Die Zahl der getöteten Fußgänger*innen ist 2023 im Vergleich zum Vorjahr deutlich um 18,8 Prozent auf insgesamt 437 angestiegen. Mehr als die Hälfte davon waren älter als 65 Jahre. Kirstin Zeidler, Leiterin der Unfallforschung der Versicherer, fordert daher von den Städten, mehr Sicherheit durch Ampeln, Überwege und Mittelinseln sowie bessere Sichtverhältnisse zu schaffen. Diese Forderungen finden sich erfreulicherweise in der „Nationalen Fußverkehrsstrategie“ des Bundesverkehrsministeriums wieder. Aktuell ist der Entwurf in der Ressortabstimmung: Fachverbände und andere Ministerien können Anmerkungen machen, bevor sich das Kabinett mit der Strategie befasst.
Mit dem Programm soll der Anteil des Fußverkehrs bis 2023 gesteigert werden. Das soll einen Beitrag zur Stärkung des ÖPNV leisten, da diese Fahrten oft mit einem Fußweg beginnen und enden würden. Außerdem sollen Umwelt- und Klimaschutz davon profitieren. Das soll vor allem mit breiteren und freien Gehwegen erreicht werden. Klingt alles super, aber an der entscheidenden Stelle duckt sich die Regierung weg: Bei der Finanzierung.
Wer soll das bezahlen?
Der Bund will zwar mit Förderprogrammen unterstützen, aber sieht vor allem Länder und Kommunen in der Pflicht. Es darf also bezweifelt werden, dass in den nächsten Jahren überall neue und breite Fußwege mit schönen Querungshilfen aus dem Boden schießen. Unsere Nachbarn in Europa machen das anders.
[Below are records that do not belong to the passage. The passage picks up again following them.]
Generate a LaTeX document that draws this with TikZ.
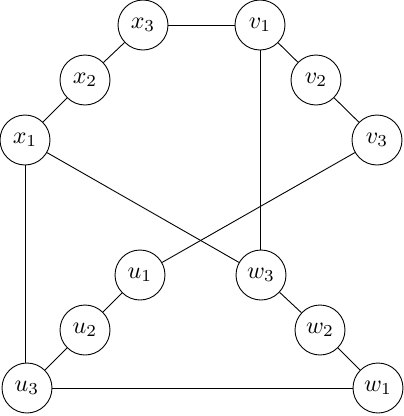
\documentclass[tikz,border=0pt]{standalone}
\newcommand{\lab}[2]{\scalebox{2.4}{$#1_{#2}$}}
\begin{document}
\begin{tikzpicture}[x=1pt,y=-1pt,
  vtx/.style={circle,draw,line width=0.9pt,minimum size=50pt,inner sep=0pt},
  edge/.style={line width=0.9pt}]
\useasboundingbox (0,0) rectangle (404,416);
\node[vtx] (x3) at (143,25) {\lab{x}{3}};
\node[vtx] (v1) at (260,25) {\lab{v}{1}};
\node[vtx] (x2) at (85,80) {\lab{x}{2}};
\node[vtx] (v2) at (316,80) {\lab{v}{2}};
\node[vtx] (x1) at (25,140) {\lab{x}{1}};
\node[vtx] (v3) at (377,140) {\lab{v}{3}};
\node[vtx] (u1) at (140,275) {\lab{u}{1}};
\node[vtx] (w3) at (261,275) {\lab{w}{3}};
\node[vtx] (u2) at (85,330) {\lab{u}{2}};
\node[vtx] (w2) at (320,330) {\lab{w}{2}};
\node[vtx] (u3) at (27,388) {\lab{u}{3}};
\node[vtx] (w1) at (378,388) {\lab{w}{1}};
\draw[edge] (x3) -- (v1);
\draw[edge] (x3) -- (x2);
\draw[edge] (x2) -- (x1);
\draw[edge] (v1) -- (v2);
\draw[edge] (v2) -- (v3);
\draw[edge] (v1.south) -- (v1.south |- w3.north);
\draw[edge] (x1) -- (w3);
\draw[edge] (x1.south) -- (x1.south |- u3.north);
\draw[edge] (v3) -- (u1);
\draw[edge] (u1) -- (u2);
\draw[edge] (u2) -- (u3);
\draw[edge] (w3) -- (w2);
\draw[edge] (w2) -- (w1);
\draw[edge] (u3) -- (w1);
\end{tikzpicture}
\end{document}
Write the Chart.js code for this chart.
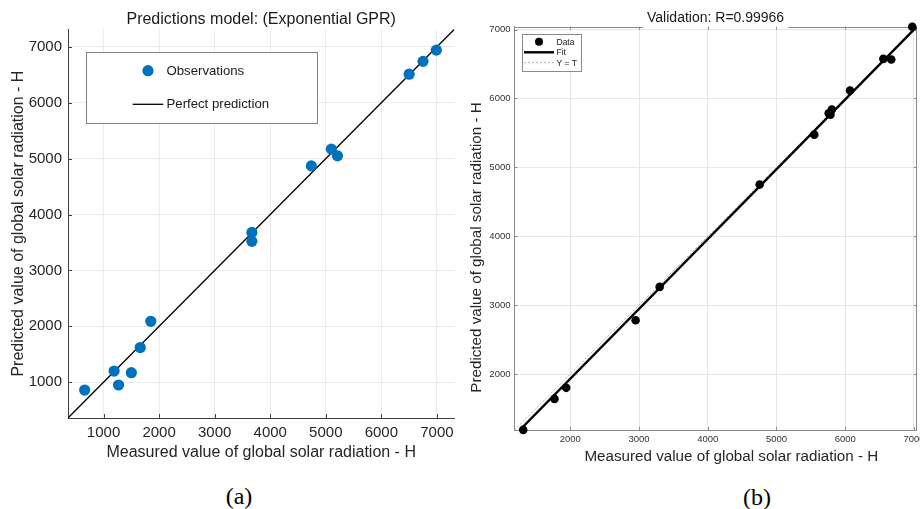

In Österreich hat die dortige Regierung zuletzt Fußverkehrsprojekte mit 40 Millionen Euro im Jahr finanziert. In Deutschland entfielen auf den gleichen Bereich 2 Millionen Euro. Das ist erschreckend, wenn man bedenkt, wie viele Milliarden im Verkehrsbereich in die Dienstwagenprivileg oder in den Steuerrabatt für Diesel-Kraftstoff fließen. Überraschend ist das bei einem FDP-geführten Verkehrsministerium, das sich mehr mit Flugtaxis und E-Fuels befasst, allerdings nicht.
Es geht uns alle an
Die finale Strategie soll Ende des Jahres fertig werden. Ob sie dann eine vernünftige Finanzierung enthält, ist angesichts der rigiden Sparpolitk des Finanzministeriums unwahrscheinlich. Das ist bitter, denn der Fußverkehr ist nicht nur in hohem Maße flexibel, kostengünstig, klima- und gesundheitsfördernd, sondern wir sind nahezu alle Teil davon. Egal ob wir lieber Rad fahren oder Bahn oder Bus oder Auto, selten kommen wir dabei ohne Gehwege aus. Also lasst sie uns doch so breit und übersichtlich machen, damit wir sicher gehen können.